Mais comment se fait le lien avec l’islamisme, mouvement religieux qui n’a guère de points communs avec l’athéisme structurel de l’extrême gauche ? La réponse est simple et se trouve dans la nature de l’islamisme, dès sa naissance en Egypte : un mouvement révolutionnaire qui cherchait à renverser les régimes politiques établis dans le monde musulman, trop laïcs, modernes, occidentalisés, bref, impurs. Cette nature révolutionnaire est clairement apparue avec la révolution iranienne, chantée en 1979 par toute la presse progressiste.
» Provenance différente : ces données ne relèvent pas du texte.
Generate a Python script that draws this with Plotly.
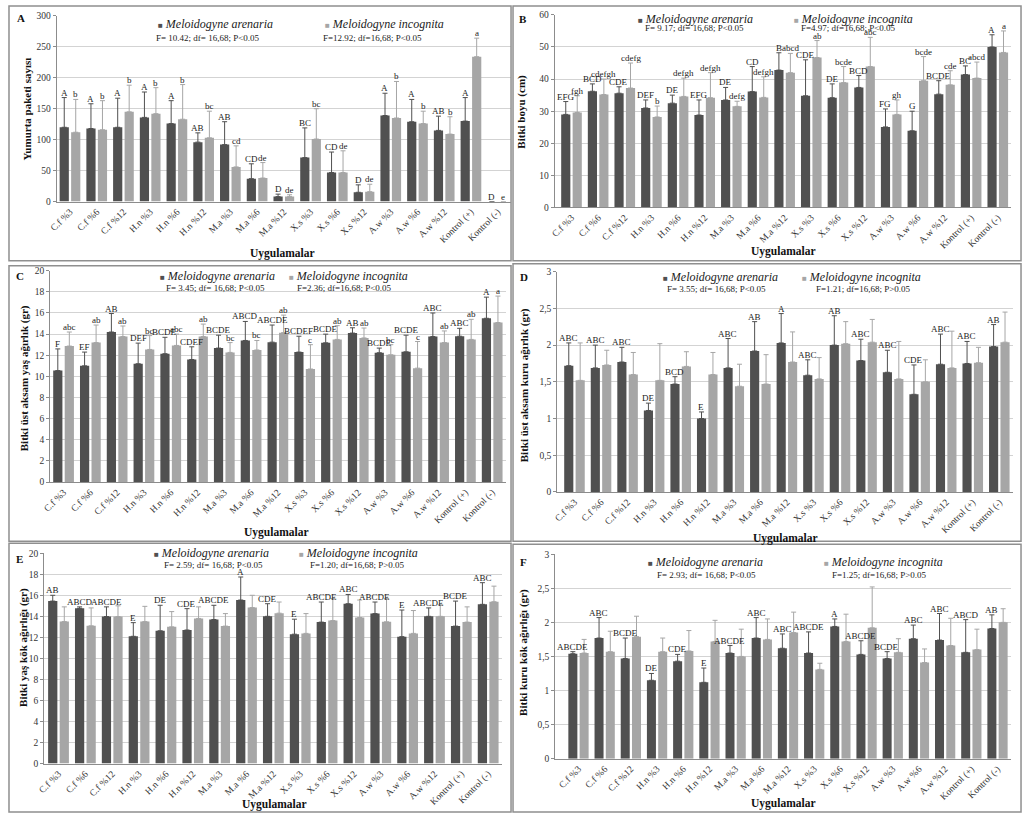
import plotly.graph_objects as go

W, H = 1024, 818

categories = ["C.f %3", "C.f %6", "C.f %12", "H.n %3", "H.n %6", "H.n %12", "M.a %3", "M.a %6",
              "M.a %12", "X.s %3", "X.s %6", "X.s %12", "A.w %3", "A.w %6", "A.w %12",
              "Kontrol (+)", "Kontrol (-)"]
series_names = ["Meloidogyne arenaria", "Meloidogyne incognita"]

# Panel A - Yumurta paketi sayısı
a_ma = [120, 118, 120, 136, 126, 96, 92, 37, 8, 71, 47, 15, 139, 129, 115, 130, 0]
a_ma_sd = [48, 40, 47, 41, 37, 15, 37, 24, 4, 48, 33, 12, 36, 36, 23, 38, 0]
a_mi = [112, 116, 145, 142, 133, 103, 56, 38, 8, 101, 47, 16, 135, 126, 109, 234, 0]
a_mi_sd = [53, 47, 43, 42, 56, 43, 34, 25, 3, 49, 35, 12, 59, 20, 28, 30, 0]
a_ma_let = ["A", "A", "A", "A", "A", "AB", "AB", "CD", "D", "BC", "CD", "D", "A", "A", "AB", "A", "D"]
a_mi_let = ["b", "b", "b", "b", "b", "bc", "cd", "de", "de", "bc", "de", "de", "b", "b", "b", "a", "e"]

# Panel B - Bitki boyu
b_ma = [29, 36.2, 35.6, 31, 32.5, 28.8, 33.5, 36.1, 42.8, 34.8, 34.2, 37.4, 25.1, 23.9, 35.3, 41.4, 50]
b_ma_sd = [4.0, 2.3, 2.0, 2.5, 2.5, 4.7, 3.9, 7.8, 5.4, 11.2, 4.3, 3.7, 5.6, 6.1, 4.2, 2.7, 3.8]
b_mi = [29.6, 35.2, 37.2, 28.2, 34.6, 34.2, 31.5, 34.3, 42, 46.7, 38.9, 43.9, 29, 39.5, 38.2, 40.3, 48.3]
b_mi_sd = [5.2, 4.8, 7.8, 3.4, 5.7, 7.8, 1.6, 6.4, 6.0, 5.3, 5.0, 9.1, 4.5, 7.5, 4.4, 5.0, 6.7]
b_ma_let = ["EFG", "BCD", "CDE", "DEF", "DE", "EFG", "DE", "CD", "B", "CDE", "DE", "BCD", "FG", "G",
            "BCDE", "BC", "A"]
b_mi_let = ["fgh", "cdefgh", "cdefg", "b", "defgh", "defgh", "defg", "defgh", "abcd", "ab", "bcde",
            "abc", "gh", "bcde", "cde", "abcd", "a"]

# Panel C - Bitki üst aksam yaş ağırlık
c_ma = [10.55, 11.0, 14.2, 11.2, 12.15, 11.6, 12.68, 13.4, 13.24, 12.3, 13.18, 14.1, 12.24, 12.33,
        13.77, 13.8, 15.5]
c_ma_sd = [2.05, 1.3, 1.75, 1.95, 1.55, 1.2, 1.22, 1.8, 1.62, 1.5, 0.82, 0.5, 0.44, 1.57, 2.23, 0.75, 2.0]
c_mi = [12.87, 13.2, 13.77, 12.55, 12.93, 13.77, 12.27, 12.5, 14.14, 10.7, 13.5, 13.64, 12.05, 10.78,
        13.2, 13.5, 15.1]
c_mi_sd = [1.33, 1.66, 1.0, 1.31, 1.07, 1.18, 0.93, 0.9, 1.66, 2.3, 1.3, 0.94, 0.95, 2.52, 1.1, 1.9, 2.5]
c_ma_let = ["F", "EF", "AB", "DEF", "BCDE", "CDEF", "BCDE", "ABCD", "ABCDE", "BCDEF", "BCDE", "AB",
            "BCDE", "BCDE", "ABC", "ABC", "A"]
c_mi_let = ["abc", "ab", "ab", "bc", "abc", "ab", "bc", "bc", "ab", "c", "ab", "ab", "bc", "c", "ab",
            "ab", "a"]

# Panel D - Bitki üst aksam kuru ağırlık
d_ma = [1.72, 1.69, 1.77, 1.11, 1.47, 1.0, 1.69, 1.92, 2.03, 1.59, 2.0, 1.79, 1.63, 1.33, 1.74, 1.75, 1.98]
d_ma_sd = [0.31, 0.31, 0.2, 0.1, 0.1, 0.09, 0.4, 0.4, 0.4, 0.21, 0.4, 0.29, 0.3, 0.4, 0.41, 0.3, 0.3]
d_mi = [1.52, 1.73, 1.6, 1.52, 1.71, 1.6, 1.44, 1.47, 1.77, 1.54, 2.02, 2.04, 1.54, 1.5, 1.69, 1.76, 2.04]
d_mi_sd = [0.51, 0.2, 0.3, 0.5, 0.2, 0.3, 0.3, 0.4, 0.41, 0.29, 0.3, 0.31, 0.51, 0.3, 0.5, 0.21, 0.41]
d_ma_let = ["ABC", "ABC", "ABC", "DE", "BCD", "E", "ABC", "AB", "A", "ABC", "AB", "ABC", "ABC", "CDE",
            "ABC", "ABC", "AB"]
d_mi_let = [""] * 17

# Panel E - Bitki yaş kök ağırlığı
e_ma = [15.45, 14.76, 13.98, 12.1, 12.63, 12.7, 13.7, 15.55, 14.0, 12.3, 13.45, 15.2, 14.26, 12.07,
        14.0, 13.07, 15.14]
e_ma_sd = [0.55, 0.14, 0.92, 1.3, 2.42, 2.03, 1.35, 2.19, 1.2, 1.43, 1.91, 0.88, 1.1, 2.53, 0.8, 2.38, 2.06]
e_mi = [13.5, 13.1, 13.98, 13.5, 13.0, 13.8, 13.07, 14.83, 14.3, 12.38, 13.6, 13.89, 13.48, 12.38,
        14.0, 13.45, 15.39]
e_mi_sd = [1.4, 1.7, 1.02, 1.45, 1.45, 1.1, 1.19, 1.17, 1.06, 1.88, 2.1, 1.66, 2.22, 2.17, 1.1, 1.45, 1.48]
e_ma_let = ["AB", "ABCD", "ABCDE", "E", "DE", "CDE", "ABCDE", "A", "CDE", "E", "ABCDE", "ABC", "ABCDE",
            "E", "ABCDE", "BCDE", "ABC"]
e_mi_let = [""] * 17

# Panel F - Bitki kuru kök ağırlığı
f_ma = [1.54, 1.77, 1.47, 1.15, 1.43, 1.12, 1.55, 1.77, 1.62, 1.55, 1.94, 1.53, 1.47, 1.76, 1.74, 1.56, 1.91]
f_ma_sd = [0.03, 0.3, 0.3, 0.1, 0.1, 0.21, 0.11, 0.3, 0.21, 0.31, 0.11, 0.2, 0.1, 0.2, 0.39, 0.48, 0.2]
f_mi = [1.55, 1.57, 1.79, 1.57, 1.58, 1.72, 1.5, 1.75, 1.85, 1.31, 1.72, 1.92, 1.56, 1.41, 1.66, 1.6, 2.0]
f_mi_sd = [0.2, 0.3, 0.3, 0.2, 0.3, 0.31, 0.4, 0.3, 0.3, 0.09, 0.4, 0.6, 0.2, 0.2, 0.4, 0.3, 0.2]
f_ma_let = ["ABCDE", "ABC", "BCDE", "DE", "CDE", "E", "ABCDE", "ABC", "ABC", "ABCDE", "A", "ABCDE",
            "BCDE", "ABC", "ABC", "ABCD", "AB"]
f_mi_let = [""] * 17

stats_ma = ["F= 10.42; df= 16,68; P<0.05", "F= 9.17; df= 16,68; P<0.05", "F= 3.45; df= 16,68; P<0.05",
            "F= 3.55; df= 16,68; P<0.05", "F= 2.59; df= 16,68; P<0.05", "F= 2.93; df= 16,68; P<0.05"]
stats_mi = ["F=12.92; df=16,68; P<0.05", "F=4.97; df=16,68; P<0.05", "F=2.36; df=16,68; P<0.05",
            "F=1.21; df=16,68; P>0.05", "F=1.20; df=16,68; P>0.05", "F=1.25; df=16,68; P>0.05"]
y_titles = ["Yumurta paketi sayısı", "Bitki boyu (cm)", "Bitki üst aksam yaş ağırlık (gr)",
            "Bitki üst aksam kuru ağırlık (gr)", "Bitki yaş kök ağırlığı (gr)",
            "Bitki kuru kök ağırlığı (gr)"]
panel_letters = ["A", "B", "C", "D", "E", "F"]
y_ranges = [(0, 300, 50), (0, 60, 10), (0, 20, 2), (0, 3, 0.5), (0, 20, 2), (0, 3, 0.5)]
x_title = "Uygulamalar"

data = [
    (a_ma, a_ma_sd, a_mi, a_mi_sd, a_ma_let, a_mi_let),
    (b_ma, b_ma_sd, b_mi, b_mi_sd, b_ma_let, b_mi_let),
    (c_ma, c_ma_sd, c_mi, c_mi_sd, c_ma_let, c_mi_let),
    (d_ma, d_ma_sd, d_mi, d_mi_sd, d_ma_let, d_mi_let),
    (e_ma, e_ma_sd, e_mi, e_mi_sd, e_ma_let, e_mi_let),
    (f_ma, f_ma_sd, f_mi, f_mi_sd, f_ma_let, f_mi_let),
]

# ---- layout geometry (pixels) ----
plot_px = [  # x0, x1, ytop, ybottom
    (49, 507, 11, 199),
    (551, 1011, 10, 205),
    (42.5, 501.5, 269, 483),
    (553.5, 1012.5, 270, 493),
    (36.5, 497.5, 555, 768),
    (551.5, 1010.5, 556, 763),
]
boxes = [(1, 1, 507, 259), (509, 1, 1021, 259), (1, 264, 507, 543), (509, 262, 1021, 543),
         (1, 545, 507, 817), (509, 546, 1021, 817)]
letter_pos = [(13, 13), (519, 14), (12, 274), (520, 275), (12, 561), (520, 564)]
ytitle_pos = [(19, 105), (518, 108), (17, 378), (520, 385), (15, 650), (520, 655)]
xtitle_pos = [(277, 252), (782, 250), (271, 534), (784, 540), (269, 809), (782, 808)]
leg1_pos = [(149, 19), (633, 14), (151, 274), (658, 275), (145, 555), (643, 564)]
st1_pos = [(147, 33), (640, 23), (157, 287), (662, 288), (155, 567), (652, 577)]
leg2_pos = [(317, 19), (790, 14), (281, 274), (798, 275), (291, 555), (820, 564)]
st2_pos = [(315, 33), (797, 23), (289, 287), (812, 288), (302, 567), (828, 577)]

DARK = "#505050"
LIGHT = "#a6a6a6"
FONT = "Liberation Serif"


def px(x):
    return x / W


def py(y):
    return 1 - y / H


fig = go.Figure()
layout = dict(width=W, height=H, margin=dict(l=0, r=0, t=0, b=0), paper_bgcolor="white",
              plot_bgcolor="white", showlegend=False, barmode="group", bargap=0.14,
              bargroupgap=0.2, separators=",.", font=dict(family=FONT, color="#333333"))
annotations = []
shapes = []

for i in range(6):
    ax = "" if i == 0 else str(i + 1)
    xa, ya = "x" + ax, "y" + ax
    ma, ma_sd, mi, mi_sd, ma_let, mi_let = data[i]
    for vals, sds, col, nm in ((ma, ma_sd, DARK, series_names[0]), (mi, mi_sd, LIGHT, series_names[1])):
        fig.add_trace(go.Bar(
            x=categories, y=vals, name=nm, marker=dict(color=col, line=dict(width=0)),
            error_y=dict(type="data", symmetric=False, array=sds, arrayminus=[0] * len(sds),
                         color=col, thickness=1, width=2.5),
            xaxis=xa, yaxis=ya))
    x0, x1, yt, yb = plot_px[i]
    lo, hi, dt = y_ranges[i]
    layout["xaxis" + ax] = dict(domain=[px(x0), px(x1)], anchor=ya, type="category",
                                tickangle=-45, tickfont=dict(family=FONT, size=9.5, color="#333333"),
                                showline=True, linecolor="#8c8c8c", linewidth=1, ticks="",
                                showgrid=False, fixedrange=True)
    layout["yaxis" + ax] = dict(domain=[py(yb), py(yt)], anchor=xa, range=[lo, hi], dtick=dt,
                                tick0=0, showgrid=True, gridcolor="#d3d3d3", gridwidth=1,
                                zeroline=False, showline=True, linecolor="#8c8c8c", linewidth=1,
                                ticks="outside", ticklen=3, tickcolor="#8c8c8c",
                                tickfont=dict(family=FONT, size=9.5, color="#333333"))
    # significance letters
    for j, c in enumerate(categories):
        for vals, sds, lets, shift in ((ma, ma_sd, ma_let, -5.8), (mi, mi_sd, mi_let, 5.8)):
            if lets[j]:
                annotations.append(dict(x=c, y=vals[j] + sds[j], xref=xa, yref=ya, text=lets[j],
                                        showarrow=False, xshift=shift, xanchor="center",
                                        yanchor="bottom", yshift=-2,
                                        font=dict(family=FONT, size=9, color="#222222")))
    # box
    bx0, by0, bx1, by1 = boxes[i]
    shapes.append(dict(type="rect", xref="paper", yref="paper", x0=px(bx0), x1=px(bx1),
                       y0=py(by1), y1=py(by0), line=dict(color="#8f8f8f", width=1.5)))
    # texts
    lx, ly = letter_pos[i]
    annotations.append(dict(x=px(lx), y=py(ly), xref="paper", yref="paper", text="<b>%s</b>" % panel_letters[i],
                            xanchor="center", yanchor="middle",
                            showarrow=False, font=dict(family=FONT, size=11, color="#111111")))
    tx, ty = ytitle_pos[i]
    annotations.append(dict(x=px(tx), y=py(ty), xref="paper", yref="paper", text="<b>%s</b>" % y_titles[i],
                            xanchor="center", yanchor="middle",
                            textangle=-90, showarrow=False, font=dict(family=FONT, size=11, color="#111111")))
    tx, ty = xtitle_pos[i]
    annotations.append(dict(x=px(tx), y=py(ty), xref="paper", yref="paper", text="<b>%s</b>" % x_title,
                            xanchor="center", yanchor="middle",
                            showarrow=False, font=dict(family=FONT, size=11.5, color="#111111")))
    for (lpx, lpy), (spx, spy), col, nm, st in ((leg1_pos[i], st1_pos[i], DARK, series_names[0], stats_ma[i]),
                                                (leg2_pos[i], st2_pos[i], LIGHT, series_names[1], stats_mi[i])):
        annotations.append(dict(x=px(lpx), y=py(lpy), xref="paper", yref="paper", xanchor="left",
                                yanchor="middle", showarrow=False,
                                text="<span style='color:%s;font-size:8px'>■</span> <i>%s</i>" % (col, nm),
                                font=dict(family=FONT, size=12, color="#222222")))
        annotations.append(dict(x=px(spx), y=py(spy), xref="paper", yref="paper", xanchor="left",
                                yanchor="middle", showarrow=False, text=st,
                                font=dict(family=FONT, size=9, color="#222222")))

layout["annotations"] = annotations
layout["shapes"] = shapes
fig.update_layout(**layout)
fig.write_html("out.html")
C’est autour de la haine de l’Occident libéral auquel Israël appartient que sont scellées les noces islamo-gauchistes. La même qui présida au pacte entre Hitler et Staline en 1939 qui ne se limita pas à un simple accord de non agression. 

Ceux qui n'ont pas vu le fascisme s'installer dans les années 30 sont-ils les mêmes aujourd'hui ? 
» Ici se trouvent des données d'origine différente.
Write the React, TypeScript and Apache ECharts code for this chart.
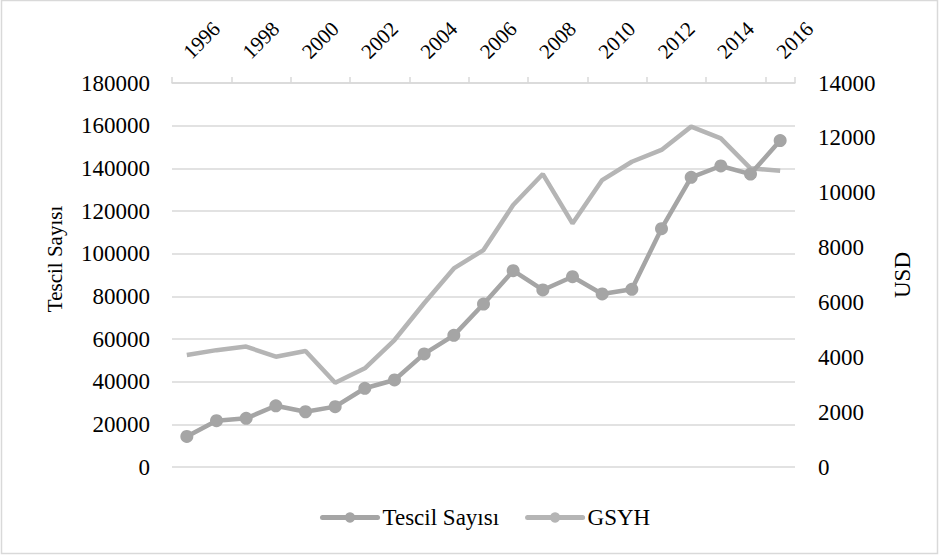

J’ai en bien peur, et la liste est longue. Elite politique et médiatique, intellectuels enfermés dans leurs certitudes, hommes politiques à courte vue, sans culture, sans recul, sans perspective, qui croient aux mensonges qu’ils profèrent. Les clairvoyants sont mis de côté, ostracisés, comme le fut Churchill. Mais les peuples ont aussi leur part de responsabilité, ne l’oublions pas. Dans les années 1930, aucun dirigeant politique n’aurait pu se faire élire sur un programme de guerre contre les Etats fascistes tant le pacifisme de l’opinion était profond, quasi structurel. D’où la baisse des budgets militaires jusqu’au milieu de la décennie. Certes, elle fut ensuite enrayée mais si on peut sans difficulté réinjecter de l’argent dans l’armée, il est plus compliqué de sortir un peuple de sa propre torpeur. Toute l’élite de cette époque a vécu la Grande Guerre et en a été marquée. Il est faux de dire que les gouvernements ne voyaient pas le danger du régime hitlérien mais ils usaient d’instruments en réalité inadaptés à la menace qu’il représentait, dont le pire reste la politique de l’appeasement dont on pensait qu’elle désamorcerait les risques de conflit. Oui, les peuples anglais et français réagirent, mais à l’extrême limite du danger, en 1938-1939. Le drame de la France fut de ne pas trouver, dans la guerre, un régime politique et un dirigeant capable de lui donner le souffle nécessaire pour résister. C’est là que se situe le devoir du politique.